Vietnamese textbook directs 8-year-olds to porn site in computing exercise
The flaw, in the Grade 3 Informatics Workbook published by Hue University Publishing House, came to light on April 8 after parents posted screenshots of the page on social media. The exercise instructs students to open Google Chrome, visit a website labeled as a children’s video site, and describe how the scroll wheel functions while browsing for clips. The address resolves to adult content.
The workbook has been used by every school in the Moc Chau area of Son La Province for three years, according to 8-4 Moc Chau Primary School, one of the schools that received parent complaints.
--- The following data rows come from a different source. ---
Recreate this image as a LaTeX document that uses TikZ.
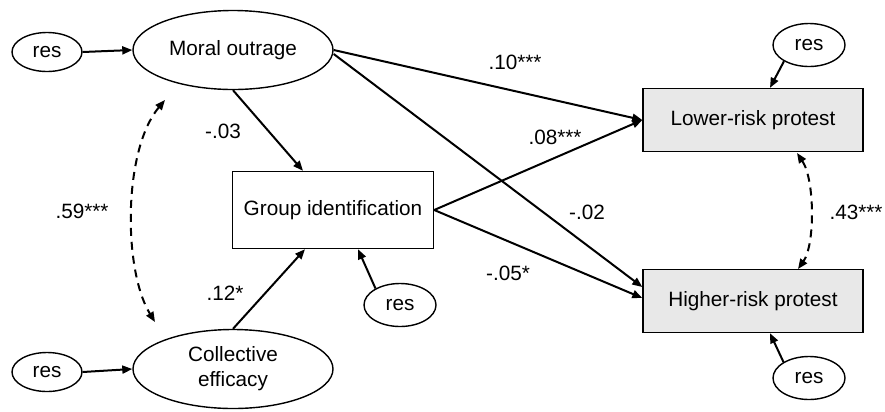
\documentclass[tikz,border=0pt]{standalone}
\usepackage{fontspec}
\setmainfont{Liberation Sans}
\usetikzlibrary{shapes.geometric,arrows.meta}
\definecolor{boxgray}{HTML}{E8E8E8}
\begin{document}
\begin{tikzpicture}[x=1bp,y=-1bp,
  every node/.style={font=\fontsize{20.8}{25}\selectfont},
  latent/.style={ellipse,draw,line width=1.4bp,minimum width=200bp,minimum height=79bp,inner sep=0pt,align=center},
  resid/.style={ellipse,draw,line width=1.4bp,minimum width=72bp,minimum height=43bp,inner sep=0pt},
  residsmall/.style={resid,minimum width=70bp,minimum height=39bp},
  observed/.style={rectangle,draw,line width=1.4bp,inner sep=0pt,minimum width=201bp,minimum height=77bp},
  outcome/.style={observed,fill=boxgray,minimum width=220bp,minimum height=63bp},
  effect/.style={line width=2bp,-{Triangle[length=10bp,width=8bp]}},
  cov/.style={line width=2bp,dash pattern=on 8bp off 6bp,{Triangle[length=10bp,width=8bp]}-{Triangle[length=10bp,width=8bp]}},
  coef/.style={inner sep=0pt}]
\useasboundingbox (0,0) rectangle (885,411);

% latent predictors and mediator
\node[latent] (mo) at (233,50) {Moral outrage};
\node[latent] (ce) at (233,369) {Collective\\efficacy};
\node[observed] (gi) at (333,210) {Group identification};

% outcomes
\node[outcome] (lr) at (753,120) {Lower-risk protest};
\node[outcome] (hr) at (753,301) {Higher-risk protest};

% residual terms
\node[residsmall] (r1) at (47,52) {res};
\node[residsmall] (r2) at (47,372) {res};
\node[resid] (r3) at (400,305) {res};
\node[resid] (r4) at (809,45) {res};
\node[resid] (r5) at (809,378) {res};

% structural paths
\draw[effect] (r1.east) -- (mo.west);
\draw[effect] (r2.east) -- (ce.west);
\draw[effect] (mo.south) -- ([xshift=-30bp]gi.north);
\draw[effect] (ce.north) -- ([xshift=-28bp]gi.south);
\draw[effect] (r3.146) -- ([xshift=25bp]gi.south);
\draw[effect] (mo.east) -- (lr.west);
\draw[effect] ([yshift=-4bp]mo.east) -- ([yshift=14bp]hr.west);
\draw[effect] (gi.east) -- (lr.west);
\draw[effect] (gi.east) -- ([yshift=3bp]hr.west);
\draw[effect] (r4.213) -- ([xshift=17bp]lr.north);
\draw[effect] (r5.148) -- ([xshift=17bp]hr.south);

% covariances
\coordinate (c1) at (165,100);
\coordinate (c2) at (155,322);
\coordinate (c3) at (797,153);
\coordinate (c4) at (798,269);
\draw[cov] (c1) .. controls (123,150) and (123,270) .. (c2);
\draw[cov] (c3) .. controls (815,180) and (815,245) .. (c4);

% coefficients
\node[coef] (k1) at (515,62) {.10***};
\node[coef] (k2) at (555,137) {.08***};
\node[coef] (k3) at (223,131) {-.03};
\node[coef] (k4) at (82,211) {.59***};
\node[coef] (k5) at (587,212) {-.02};
\node[coef] (k6) at (856,212) {.43***};
\node[coef] (k7) at (225,293) {.12*};
\node[coef] (k8) at (508,273) {-.05*};
\end{tikzpicture}
\end{document}
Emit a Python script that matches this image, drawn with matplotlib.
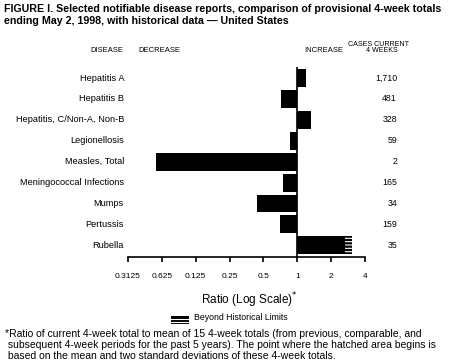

The school said the link had previously functioned normally, leading to age-appropriate children’s videos, and suggested the original site may have been hacked or had its domain ownership transferred without the publisher’s knowledge.
Hue University Publishing House confirmed the same account to Read on April 9, saying the address originally hosted children’s songs but now leads to “content inappropriate for an educational environment.” The publisher said it had reported the case to the Department of Cybersecurity and High-Tech Crime Prevention under the Ministry of Public Security.
Nguyen Tuong Tri, the book’s chief editor, explained to Vietnamnet the website was an open educational resource when his team selected it, offering animated videos and traditional folk games. “We haven’t checked it again recently,” he acknowledged. The book has been in classroom use since 2023 with no documented audit of its external links.
Nguyen Xuan Huy, chief of office at Hue University, told VTC News that Hue City Police’s PA03 cybersecurity unit had opened an investigation. He said the original link “was a very good address” and likely had been hijacked.
The book’s distributor, Dai Truong Phat Education Solutions, posted a public statement on its Facebook page on April 9 calling the matter a “serious technical incident” and disclosing that the same problem affects the Grade 3 Informatics textbook it also distributes. The company said it is coordinating with telecommunications providers to block access to the malicious link and is rebuilding its digital learning platform on what it described as a stricter security framework. “We are urgently rolling out remedial measures,” the statement said.
Neither the publisher nor the distributor has said how many schools across Vietnam currently use the books. Both urged students not to click the link and called on parents to vet online content before allowing their children to access it.
The textbook and workbook are classified as supplementary reference materials and are not on the list of textbooks approved by the Ministry of Education and Training, meaning their selection is left to individual schools and provincial education departments.